(© 1998, Juliet Brown – http://members.optusnet.com.au/~bundlebliss/suggestions.htm)
Losing a pet is difficult and traumatic for many people. Our pets love us unconditionally, listen to us when we want to talk, and bring us so much joy. When it comes time to say goodbye to a special pet, it can break our hearts. Although some people may not understand the depth of our reaction to our pet’s death, it is important that we allow the grief process to do its work in order to slowly heal the pain.
When your pet dies, there are a thousand daily reminders of old routines and special shared times. The emptiness can be devastating, and the final memories seem too hard to bear, particularly if you saw your pet suffer. Painful as it is, it will help you if you can accept your grief now, and allow it to work its healing course in your life. The extent and intensity of your reactions may at times feel overwhelming, but this is not surprising when you think of all that you have lost in your relationship with your pet.

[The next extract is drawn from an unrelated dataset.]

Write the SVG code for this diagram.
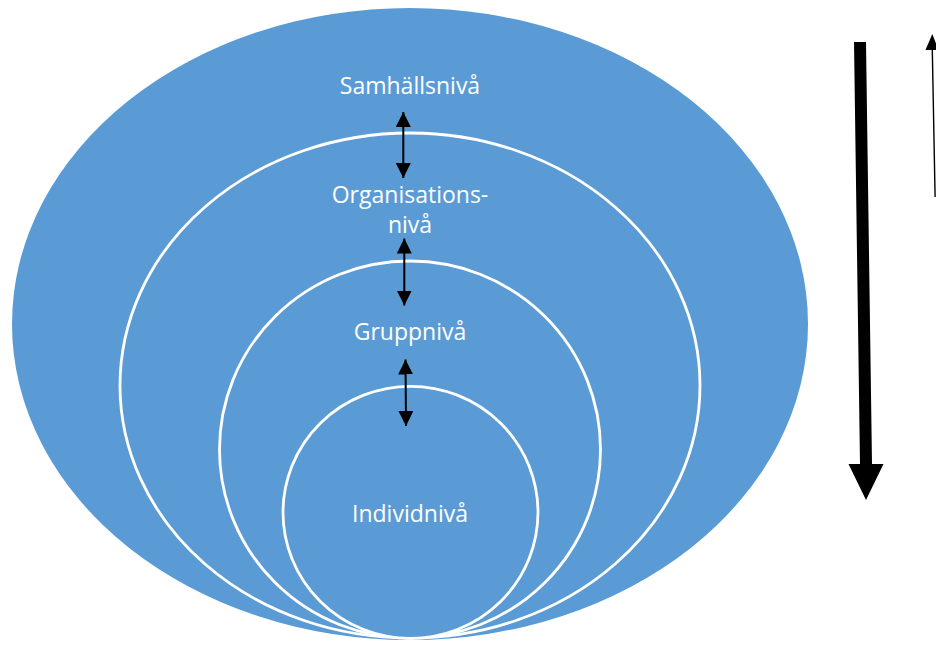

There may be some things you can do that will bring comfort to you in your time of grief. These may include things such as:
- having a funeral or memorial service for your pet
- writing your pet a letter ~ about your memories, and how much you love him/her and miss him/her
- writing a poem about the times you shared
- selecting your favourite photographs for enlargement and framing
- making a donation to an appropriate organisation in memory of your pet
- placing flowers in places that were of significance to you both
- lighting a Memory Candle in your pet’s name
- putting your pets toys, dishes etc. in a special place, such as a Memory Box
- walking the paths you once walked together
Above all, do whatever is comfortable for you. Rituals can help your healing. as they encourage you to face and mourn your loss, and say goodbye in your own way.
Remember that you are not alone in your grief. Many people are devastated by the death of their companion animals. The pain may be so intense that you decide you do not want another pet. But your pain is a testimony of your love, and the special relationship you shared with your friend. One day, when the grief has eased, having another pet may seem desirable: the wonderful times you shared with your friend may prompt you to share your life with another animal. What greater honour is there of your dear pet’s memory?
Be kind and gentle to yourself, my friend. Don’t be surprised at the intensity or duration of your feelings of grief. Where you love deeply, you will grieve deeply. Allow the grief to teach you how much you loved and valued your animal companion. In time, there will be smiles through your tears, and the treasured memories of sharing your pet’s life will ease the agony of separation. You are a tender person who has taken the time to nurture another creature. And with every precious memory s/he has left you with, your special pet has returned that love to you a thousandfold.